As for the missing B1g/B2g/B3g orbitals, you were right to exclude them. I was hasty and didn’t check the diagrams and symmetry arguments. Apologies if you have no clue what I’m talking about, but here’s “why” those orbitals don’t appear:
It looks like you want the ground state, which is singlet sigma plus gerade. If we assume the 1s bonding orbtial is occupied (1AgX) in all determinants, that doesn’t give us many ways to have any B_g orbitals occupied. We could have a A, a B1, a B2, and a B3, to maintain our sigma plus, but you can’t make gerade work. You could maybe have two electrons in the same B2 or B3, but then you either have both electrons in one spatial orbital in a spatially degenerate pair, or you fill both of those, which gives a negative bond order. Not favorable. You could send one electron to 1B2 and the other to 2B2, but excited antibonding orbitals? Also not likely. So on hindsight, it makes sense that B1g/B2g/B3g aren’t going to be important orbitals.

OK, thank you, I guess I just got too greedy in trying to use a big active space. It makes sense that reducing it will help convergence.

Looking at the CI coefficients for the determinants, it looks like at least the top 3 are important. Now my understanding is that CASSCF is not a multi-reference method, so if one does a CI calculation and finds more than 1 important determinant, then one should use a multi-reference method to model such a system. True?

Even if the answer to that question is not true, then I still want to ask what sort of multi-reference methods Psi4 can do. Apart from FCI, I see Mk-MRCC. Have I missed any others?

First, on the idea of choosing a big active space:
All of quantum chemistry is about convergence. We can’t practically choose an infinite basis set or all the excitations, so we have to instead find a way to get the relative energies “about right” with a finite basis and only some excitations. This means we have to balance our treatment of static and dynamic correlation. If we pick an active space that’s too big, we start treating dynamic correlation when we meant to just treat our static correlation. We’ll get some correlation “too soon” compared to in a balanced treatment, and our comparisons will be off. So if you want to do a more sophisticated multireference treatment after your CASSCF, there is such a thing as an active space that’s too large!

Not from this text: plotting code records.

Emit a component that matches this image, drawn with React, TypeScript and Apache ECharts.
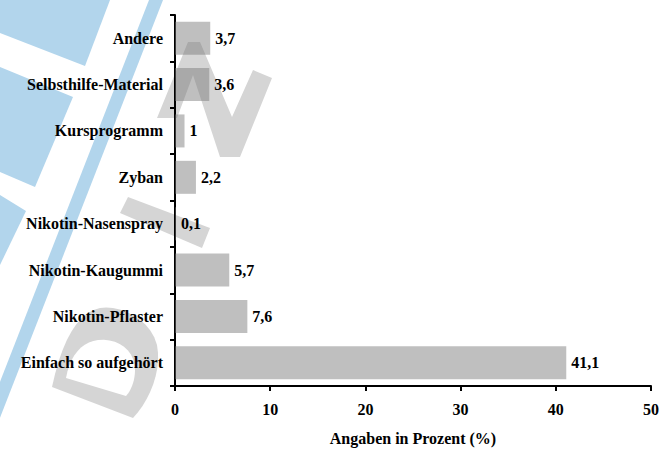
import React, { useEffect, useRef } from "react";
import * as echarts from "echarts";

const categories = [
  "Einfach so aufgehört",
  "Nikotin-Pflaster",
  "Nikotin-Kaugummi",
  "Nikotin-Nasenspray",
  "Zyban",
  "Kursprogramm",
  "Selbsthilfe-Material",
  "Andere",
];
const values = [41.1, 7.6, 5.7, 0.1, 2.2, 1, 3.6, 3.7];
const axisTitle = "Angaben in Prozent (%)";

const FONT = "Liberation Serif";
const BLUE = "#b2d5ec";
const GREY = "#d5d5d5";

type Pt = number[];
function bez(p0: Pt, p1: Pt, p2: Pt, p3: Pt, n = 10): Pt[] {
  const out: Pt[] = [];
  for (let i = 1; i <= n; i++) {
    const t = i / n;
    const u = 1 - t;
    out.push([
      u * u * u * p0[0] + 3 * u * u * t * p1[0] + 3 * u * t * t * p2[0] + t * t * t * p3[0],
      u * u * u * p0[1] + 3 * u * u * t * p1[1] + 3 * u * t * t * p2[1] + t * t * t * p3[1],
    ]);
  }
  return out;
}
const dOuter: Pt[] = [
  [52, 387],
  [133, 418],
  ...bez([133, 418], [150, 400], [162, 370], [157, 345]),
  ...bez([157, 345], [150, 318], [120, 305], [100, 308]),
  ...bez([100, 308], [78, 312], [62, 340], [52, 387]),
];
const dInner: Pt[] = [
  [66, 378],
  ...bez([66, 378], [70, 355], [82, 342], [98, 340]),
  ...bez([98, 340], [118, 338], [135, 350], [135, 370]),
  ...bez([135, 370], [135, 382], [130, 392], [126, 396]),
];

export default function App() {
  const ref = useRef<HTMLDivElement>(null);
  useEffect(() => {
    if (!ref.current) return;
    const chart = echarts.init(ref.current, null, { renderer: "svg" });
    const poly = (points: number[][], fill: string, z = -10) => ({
      type: "polygon",
      z,
      silent: true,
      shape: { points },
      style: { fill },
    });
    const txt = { fontFamily: FONT, fontWeight: "bold" as const, fontSize: 16, color: "#000" };
    chart.setOption({
      animation: false,
      backgroundColor: "#ffffff",
      textStyle: { fontFamily: FONT },
      graphic: [
        poly([[0, 0], [110, 0], [85, 66], [0, 33]], BLUE),
        poly([[0, 67], [73, 97], [35, 187], [0, 172]], BLUE),
        poly([[0, 195], [26, 211], [0, 265]], BLUE),
        poly([[149, 0], [163, 0], [-13, 451], [-27, 451]], BLUE),
        poly(
          [[157, 118], [188, 42], [200, 42], [232, 117], [253, 70], [272, 78], [240, 157], [220, 157], [193, 75], [177, 118]],
          GREY
        ),
        poly([[120, 213], [128, 197], [210, 228], [202, 248]], GREY),
        poly(dOuter, GREY),
        poly(dInner, "#ffffff", -9),
      ],
      grid: { left: 175, right: 19, top: 15, bottom: 62, containLabel: false },
      xAxis: {
        type: "value",
        min: 0,
        max: 50,
        interval: 10,
        name: axisTitle,
        nameLocation: "middle",
        nameGap: 44,
        nameTextStyle: txt,
        axisLine: { show: true, lineStyle: { color: "#000", width: 2 } },
        axisTick: { show: true, length: 5, lineStyle: { color: "#000", width: 2 } },
        axisLabel: { ...txt, margin: 15 },
        splitLine: { show: false },
      },
      yAxis: {
        type: "category",
        data: categories,
        axisLine: { show: true, lineStyle: { color: "#000", width: 2 } },
        axisTick: { show: true, length: 5, alignWithLabel: false, lineStyle: { color: "#000", width: 2 } },
        axisLabel: { ...txt, margin: 12 },
        splitLine: { show: false },
      },
      series: [
        {
          type: "bar",
          data: values,
          barWidth: 33,
          itemStyle: { color: "rgba(120,120,120,0.47)" },
          label: {
            show: true,
            position: "right",
            distance: 5,
            ...txt,
            formatter: (p: any) => String(p.value).replace(".", ","),
          },
        },
      ],
    });
    return () => chart.dispose();
  }, []);
  return (
    <div
      ref={ref}
      style={{ position: "fixed", left: 0, top: 0, width: 670, height: 451 }}
    />
  );
}
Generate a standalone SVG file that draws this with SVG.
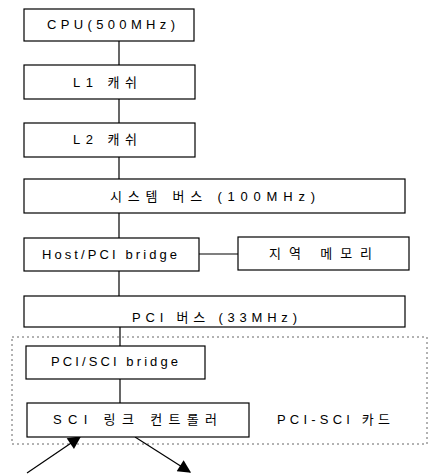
<svg xmlns="http://www.w3.org/2000/svg" width="429" height="475" viewBox="0 0 429 475">
<style>
.box{fill:#fff;stroke:#000;stroke-width:1.2}
.t{font-family:"Liberation Sans","Noto Sans CJK KR",sans-serif;font-size:13px;fill:#000}
.c{stroke:#000;stroke-width:1.2;fill:none}
.dash{stroke:#666;stroke-width:1;fill:none;stroke-dasharray:2 3}
</style>
<defs>
<marker id="ah" viewBox="0 0 10 10" refX="9" refY="5" markerWidth="15" markerHeight="13" markerUnits="userSpaceOnUse" orient="auto">
<path d="M0,0 L10,5 L0,10 Z" fill="#000"/>
</marker>
</defs>
<rect id="card" class="dash" x="12" y="337" width="415" height="107"/>
<g id="connectors">
<line class="c" x1="119" y1="41" x2="119" y2="65"/>
<line class="c" x1="119" y1="99" x2="119" y2="123"/>
<line class="c" x1="119" y1="157" x2="119" y2="179"/>
<line class="c" x1="119" y1="213" x2="119" y2="238"/>
<line class="c" x1="199" y1="254" x2="238" y2="254"/>
<line class="c" x1="119" y1="271" x2="119" y2="296"/>
<line class="c" x1="120" y1="327" x2="120" y2="346"/>
<line class="c" x1="120" y1="379" x2="120" y2="403"/>
<line class="c" x1="27" y1="473" x2="80" y2="437" marker-end="url(#ah)"/>
<line class="c" x1="135" y1="437" x2="190" y2="472" marker-end="url(#ah)"/>
</g>
<g id="cpu"><rect class="box" x="24" y="9" width="170" height="32"/><text class="t" x="47" y="29" textLength="128" lengthAdjust="spacing">CPU(500MHz)</text></g>
<g id="l1"><rect class="box" x="24" y="65" width="171" height="34"/><text class="t" x="73" y="87" textLength="64" lengthAdjust="spacing">L1 캐쉬</text></g>
<g id="l2"><rect class="box" x="24" y="123" width="171" height="34"/><text class="t" x="73" y="144" textLength="64" lengthAdjust="spacing">L2 캐쉬</text></g>
<g id="sysbus"><rect class="box" x="24" y="179" width="381" height="34"/><text class="t" x="110" y="201" textLength="205" lengthAdjust="spacing">시스템 버스 (100MHz)</text></g>
<g id="hostbridge"><rect class="box" x="24" y="238" width="175" height="33"/><text class="t" x="42" y="259" textLength="135" lengthAdjust="spacing">Host/PCI bridge</text></g>
<g id="memory"><rect class="box" x="238" y="237" width="171" height="33"/><text class="t" x="269" y="258" textLength="103" lengthAdjust="spacing">지역 메모리</text></g>
<g id="pcibus"><rect class="box" x="24" y="296" width="381" height="31"/><text class="t" x="132" y="322" textLength="165" lengthAdjust="spacing">PCI 버스 (33MHz)</text></g>
<g id="pcisci"><rect class="box" x="26" y="346" width="179" height="33"/><text class="t" x="51" y="366" textLength="127" lengthAdjust="spacing">PCI/SCI bridge</text></g>
<g id="scilink"><rect class="box" x="27" y="403" width="222" height="34"/><text class="t" x="53" y="424" textLength="164" lengthAdjust="spacing">SCI 링크 컨트롤러</text></g>
<g id="cardlabel"><text class="t" x="277" y="424" textLength="113" lengthAdjust="spacing">PCI-SCI 카드</text></g>
</svg>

That brings me to the next point. CASSCF is a multireference method, but it’s the multireference version of Hartree-Fock. Just like Hartree-Fock is a good starting point for CI or coupled cluster methods but not something you’d trust quantitatively, CASSCF is a good starting point for MRCI, CASPT2, or one of the many multireference coupled clusters out there, but not something you should trust quantitatively.

Now for your system, you could use a multireference method, but you also have the option of just going out to high excitation levels. A “multireference problem” can still be captured by single reference methods, but it takes longer than normal to converge. I imagine that by the time you get to CCSDT(Q), you’ll pretty much have your answer. After all, you only have six electrons, and two of those don’t want to leave the core. You can check by looking at how the relative energy changes as you change the correlation level. I’ll warn you that Psi4 can’t do CCSDT(Q). You’d need MRCC or CFOUR for that. However, Psi4 interfaces with both of those, and they’re both free.

If you want to use a post-CASSCF multireference method in Psi4, you can either use Mk-MRCC or something in the Forte plugin. I’m not familiar with Forte, but the manual for that is here.

Good luck!

Uhm…

This input makes no sense to me. Lithium has 3 electrons, so Li2 has 6 electrons. However, you specify in the input that 3 orbitals are restricted to be doubly occupied. This should leave none for the CASSCF part.

I’m not 100% sure if you can treat the 1s in Li as core or not; if I were you I’d just include those in the active space and set

docc =   [0, 0, 0, 0, 0, 0, 0, 0 ]

Or is docc ignored in detci?

That struck me as strange at first too, but when I ran the input file, I found that DOCC was ignored during the CASSCF.